In Russia this week Soviet forces continued their winter offensive, driving the Germans out of Kursk near the border with Ukraine. The Japanese bombed Java and New Guinea, and closed in on Singapore; in Bataan in the Philippines, American forces continued their fighting retreat against the Japanese invaders. And on 6 February the British and Americans held the first conference of the Allied Combined Chiefs of Staff.
Back in Caithness, the snowstorms that had afflicted the county over the previous few weeks showed no signs of stopping. The worst weather had come the previous week, and the John O’Groat Journal now reported the “Wild Blizzard in the North” of 24 January that “continued at full force for 24 hours, isolated Caithness and north-east Sutherland for three days. Road and rail traffic ceased, and telephone communication was interrupted at many places. Two passenger trains were stranded on the main south railway, and a plane was sent with food to Kinbrace,” near Helmsdale.
Once again, schools across the county were affected. Bower School wrote plaintively in its Log Book on 4 February: “Heavy snowstorm, all roads snowbound. Two teachers present but no pupils.”And on Feb 6 Stanstill School Log Book records simply, “The pupils were sent home on Tuesday owing to [snow] drift.”
Farmers in rural districts were also badly hit. The John O’Groat Journal reported poetically that in Halladale, “The recent violent snowstorm has given a set-back to outdoor work. Roads for a time were impassable for vehicular traffic. In several instances sheep were covered in deep snow-wreaths, and it is feared that losses in this way will be considerable.”

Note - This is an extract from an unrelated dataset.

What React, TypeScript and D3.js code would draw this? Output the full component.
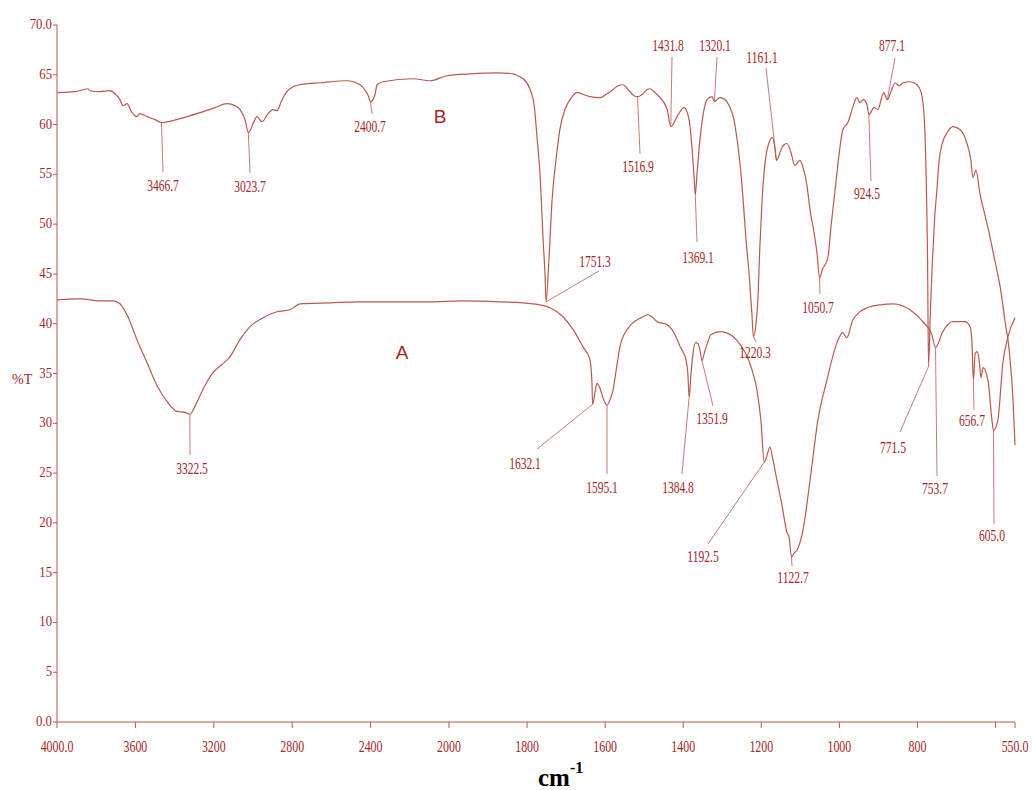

Meanwhile the Director of Education was having difficulties quite apart from the weather. The problem, as he explained in a letter to the Scottish Education Department, was that many children were not being taught in regular schools because of the war, but in church halls and other venues. Mr Georgeson, solicitor and clerk to the School management Committee, had ruled that as a result it wasn’t possible to prosecute the parents of children who failed to attend: “The result is that the parents of the more unsatisfactory type are inclined to take advantage of this”. As the Director said: “I cannot see how there should be any difficulty in obtaining a conviction whether the pupils are in attendance at a school or at a building authorised as a school.”
Finally this week, the John O’Groat Journal reported the award of the Victoria Cross to Brigadier John Charles “Jock” Campbell of Thurso for “most conspicuous gallantry and devotion to duty” in the Western Desert campaign the previous year. Brigadier Campbell led a small force defending the aerodrome of Sidi Rezegh near Tobruk on 21 and 22 November from attacks by two armoured divisions of the Afrika Korps. Directing the battle from the back of a tank, Campbell on several occasions manned a gun to replace casualties, and refused to leave the field when he was wounded. As one writer said, Campbell won the VC many times that day.